Volunteer Stories - Martyn Twigger
13 March 2021
We are back with another of our Volunteer Stories. This time Volunteer Steward Martyn Twigger has written about his family's connection with the Vickers Varsity.
When I joined Brooklands as a volunteer, a lifelong interest in aeroplanes meant that I gravitated towards the aviation side of the museum. That passion for ‘things with wings’ had been nurtured by my father, a WW2 Bomber Command veteran who, unlike many pilots, actually loved aircraft and everything associated with them. After being demobilised in 1946, and subsequently called back into the RAF on the outbreak of the Korean War, Dad became a flying instructor on a diverse range of types, including the Gloster Meteor, De Havilland Vampire and, most notably, two Vickers products, the Varsity and the Valetta. His favourite, and the machine that figured most prominently in his logbooks, was the portly and seemingly mundane Varsity, something of an unsung hero compared with the RAF’s more glamorous types. During the 1950s and 60s I grew up with the ‘Flying Pig’ (a nickname stemming more from the Varsity’s rotund appearance than any perceived deficiencies in its performance) and became aware of the affection and respect that my father and his contemporaries had for the Weybridge product’s reliability and toughness during an era when RAF training aircraft led a very demanding life.
It seemed natural then, that I should find myself acting as a steward on the Museum’s example, WF372, though its location at the back of the Aircraft Park and ‘odd‐one‐out’ status as the only military type on display had often left it unmanned if volunteer numbers were limited. I subsequently learned a good deal about “The Classroom of the Air” (as Vickers’ advertising tagline put it) that I had not previously known, from the dedicated team of volunteers who kept WF372 in trim, from the Internet and from the plethora of dusty files and ring‐binders that lurked in the machine’s storage racks and bins.
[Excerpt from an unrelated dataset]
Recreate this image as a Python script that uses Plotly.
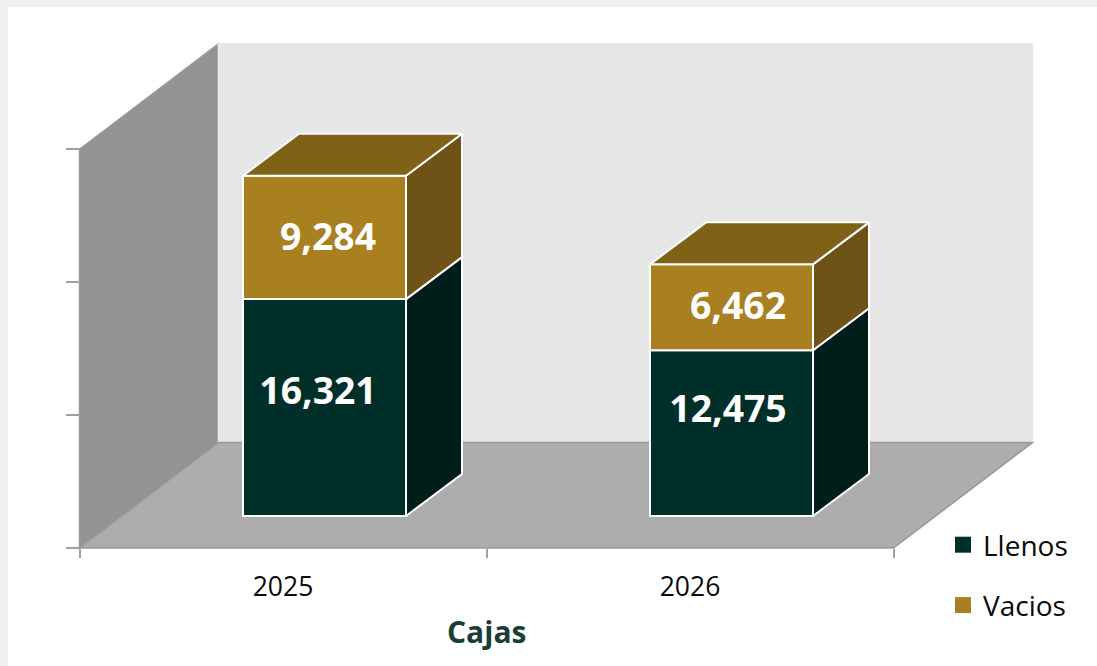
import plotly.graph_objects as go

categories = ["2025", "2026"]
llenos = [16321, 12475]
vacios = [9284, 6462]
y_ticks = [0, 10000, 20000, 30000]

W, H = 1097, 666
X0_PX, Y0_PX = 79.5, 548
PX_PER_CAT = 407
PX_PER_VAL = 132.9 / 10000

def dx(px):
    return px / PX_PER_CAT

def dy(px):
    return px / PX_PER_VAL

x_range = [-dx(X0_PX), dx(W - X0_PX)]
y_range = [-dy(H - Y0_PX), dy(Y0_PX)]

# Depths of the pseudo-3D frame and of the bars
WALL_X, WALL_Y = dx(139), dy(105.5)
BAR_X, BAR_Y = dx(56), dy(42)
SHIFT_X, SHIFT_Y = dx(41.5), dy(32)
BAR_W = dx(163)
Y_MAX = y_ticks[-1]
X_MAX = 2

GREEN, GREEN_SIDE = "#002f2a", "#001e19"
GOLD, GOLD_TOP, GOLD_SIDE = "#a88020", "#806118", "#6f5215"
EDGE = "white"
FONT = "Open Sans"
EDGE_W = 2

def poly(xs, ys, fill, line=None, lw=EDGE_W):
    return go.Scatter(
        x=xs + [xs[0]], y=ys + [ys[0]], mode="lines", fill="toself", fillcolor=fill,
        line=dict(color=line or fill, width=lw), hoverinfo="skip", showlegend=False,
    )

fig = go.Figure()

# Frame: walls and floor
frame = [
    ([0, WALL_X, WALL_X, 0], [0, WALL_Y, WALL_Y + Y_MAX, Y_MAX], "#939393", "#9a9a9a"),
    ([WALL_X, WALL_X + X_MAX, WALL_X + X_MAX, WALL_X],
     [WALL_Y, WALL_Y, WALL_Y + Y_MAX, WALL_Y + Y_MAX], "#e6e6e6", "#e9e9e9"),
    ([0, X_MAX, X_MAX + WALL_X, WALL_X], [0, 0, WALL_Y, WALL_Y], "#adadad", "#989898"),
]
shapes = [dict(type="rect", xref="paper", yref="paper", x0=8 / W, x1=1, y0=0, y1=1 - 7 / H,
               fillcolor="white", line_width=0, layer="below")]
for xs, ys, fill, line in frame:
    path = "M" + " L".join(f"{a},{b}" for a, b in zip(xs, ys)) + " Z"
    shapes.append(dict(type="path", path=path, xref="x", yref="y", fillcolor=fill,
                       line=dict(color=line, width=1.5), layer="below"))

centers = [i + 0.5 + SHIFT_X for i in range(len(categories))]
lefts = [c - BAR_W / 2 for c in centers]
base1 = [SHIFT_Y] * len(categories)
base2 = [b + v for b, v in zip(base1, llenos)]

fig.add_trace(go.Bar(x=centers, y=llenos, base=base1, width=BAR_W, marker=dict(color=GREEN, line=dict(color=EDGE, width=EDGE_W)),
                     showlegend=False, hoverinfo="skip"))
fig.add_trace(go.Bar(x=centers, y=vacios, base=base2, width=BAR_W, marker=dict(color=GOLD, line=dict(color=EDGE, width=EDGE_W)),
                     showlegend=False, hoverinfo="skip"))

for i in range(len(categories)):
    r = lefts[i] + BAR_W
    l = lefts[i]
    b1, t1 = base1[i], base1[i] + llenos[i]
    t2 = t1 + vacios[i]
    fig.add_trace(poly([r, r + BAR_X, r + BAR_X, r], [b1, b1 + BAR_Y, t1 + BAR_Y, t1], GREEN_SIDE, EDGE))
    fig.add_trace(poly([r, r + BAR_X, r + BAR_X, r], [t1, t1 + BAR_Y, t2 + BAR_Y, t2], GOLD_SIDE, EDGE))
    fig.add_trace(poly([l, r, r + BAR_X, l + BAR_X], [t2, t2, t2 + BAR_Y, t2 + BAR_Y], GOLD_TOP, EDGE))

# Value labels
label_dx_px = [[-6.5, -3.5], [3.5, 6.5]]
label_frac = [[0.557, 0.626], [0.47, 0.47]]
lx, ly, lt = [], [], []
for s, (vals, bases) in enumerate([(llenos, base1), (vacios, base2)]):
    for i, v in enumerate(vals):
        lx.append(centers[i] + dx(label_dx_px[s][i]))
        ly.append(bases[i] + v * label_frac[s][i])
        lt.append(f"{v:,}")
fig.add_trace(go.Scatter(x=lx, y=ly, text=lt, mode="text", textposition="middle center",
                         textfont=dict(family=FONT, size=37.3, color="white", weight="bold"),
                         showlegend=False, hoverinfo="skip"))

# Legend entries
for name, col in [("Llenos", GREEN), ("Vacios", GOLD)]:
    fig.add_trace(go.Scatter(x=[None], y=[None], mode="markers", name=name, legendgroup=name,
                             marker=dict(symbol="square", size=16, color=col)))

fig.update_layout(
    width=W, height=H, margin=dict(l=0, r=0, t=0, b=0, pad=0, autoexpand=False),
    paper_bgcolor="#eef0ef", plot_bgcolor="rgba(0,0,0,0)",
    barmode="overlay", shapes=shapes,
    font=dict(family=FONT, color="#0a0a0a"),
    legend=dict(x=943 / W, y=1 - 520 / H, xanchor="left", yanchor="top", font=dict(size=28, color="#0a0a0a"),
                tracegroupgap=21, bgcolor="rgba(0,0,0,0)"),
    xaxis=dict(
        range=x_range, domain=[0, 1], anchor="free", position=(H - Y0_PX) / H, showgrid=False, zeroline=False,
        showline=False, tickmode="array", tickvals=[i + 0.5 for i in range(len(categories))],
        ticktext=categories, ticks="", ticklabelstandoff=20,
        tickfont=dict(family=FONT, size=26.5, color="#0a0a0a"),
        minor=dict(tickmode="array", tickvals=[0, 1, 2], ticks="outside", ticklen=9, tickwidth=2, tickcolor="#a0a0a0", showgrid=False),
    ),
    yaxis=dict(
        range=y_range, domain=[0, 1], anchor="free", position=X0_PX / W, showgrid=False, zeroline=False,
        showline=False, tickmode="array", tickvals=y_ticks, showticklabels=False,
        ticks="outside", ticklen=14, tickwidth=2, tickcolor="#a0a0a0",
    ),
    annotations=[dict(text="<b>Cajas</b>", xref="x", yref="paper", x=1.0, y=1 - 631.5 / H, showarrow=False,
                      font=dict(family=FONT, size=30, color="#1a3d36"), xanchor="center", yanchor="middle")],
)
fig.write_html("out.html", config={"displayModeBar": False}, post_script="document.body.style.margin='0';")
However, my most intriguing discovery came about via a different route…
WF372 was one of the first batch of Varsitys built, constructed at Brooklands rather than at Hurn like most of the type’s production run, and on January 1st 1952 it was delivered to No. 201 Advanced Flying School (the type’s first operational unit) at Swinderby, Lincolnshire, where it replaced the trainer version of its illustrious forebear, the Vickers Wellington. I knew that my father had been an instructor with 201 AFS from late 1951 onwards, and it seemed at least possible that he had flown ‘our’ Varsity. A little internet research revealed that the aircraft had been allotted the tail code ‘V’, and an examination of Dad’s logbook from the period revealed, to my astonishment, that he had flown it on January 3rd 1952, just two days after its arrival. A further poignant touch was that his copilot on that day was Witold (or to me ‘Uncle Vic’) Graczyk, a close family friend, and decorated Polish war veteran, who had survived 33 bombing missions as a Wellington pilot, prior to becoming an RAF flying instructor. Sadly, as both men are no longer with us, I will never be able to find out whether, as seems quite likely, they were the very first RAF pilots to fly WF372.
Though I know that the Museum is the true custodian of its exhibits, when the pandemic is over and life returns to something like normal, I look forward to once again showing visitors over what I will always think of as ‘Dad’s Varsity’…

Martyn Twigger's father's Log Book page featuring Varisty WF372.

Martyn Twigger's father in the right-hand seat of a Varsity.